May 24, 2021
OVERVIEW OF THE SEC REGULATIONS ON MICRO-INVESTMENT TECH AND DIGITAL SUB-BROKER PLATFORMS
By Akorede Folarin (Associate)
INTRODUCTION
The increasing popularity and adoption of digital micro-investment Fintech platforms like Chaka, Bamboo, Trove, etc. had been under threat of being proscribed but the recent regulatory amendments by the Securities and Exchange Commission (SEC) has given them a new lease of life.

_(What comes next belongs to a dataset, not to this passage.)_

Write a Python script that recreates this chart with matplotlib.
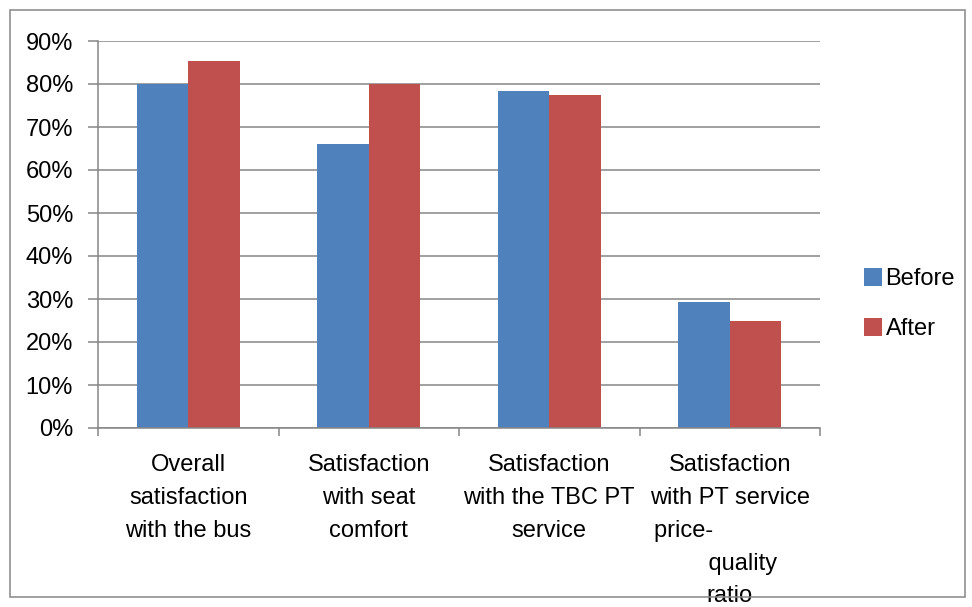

On April 8 2021, the Securities and Exchange Commission (SEC) issued a statement titled: “Proliferation of Unregistered Online Investment and Trading Platforms Facilitating Access to Trading in Securities Listed in Foreign Markets” by which it effectively proscribed the activities of micro-investment fintech companies like Risevest, Bamboo, Trove, etc. which facilitate access to trading in foreign securities to Nigerian investors for being outside of its regulatory purview and in violation of the applicable laws and regulations in Nigeria.
In the same statement, the SEC warned the investing public to be wary of the proliferation of these platforms and enjoined the capital market operators (CMOs) purportedly operating in partnership with these platforms to desist henceforth. This came on the heels of the Commission earlier obtaining from the Investment and Securities Tribunal (IST) interim orders suspending Chaka from carrying out investment activities outside the regulatory purview of the Commission and without requisite registration.
However, on 22 April 2021, the SEC, in a commendable turn of events, amended its Consolidated Rules and Regulation (“the Amendments”) to make provisions for the incorporation of the activities of these digital micro-investment tech platforms, especially with regards to the definition of sub-broker, the keeping of the records of transactions with clients, and the introduction of a risk management regime for these platforms.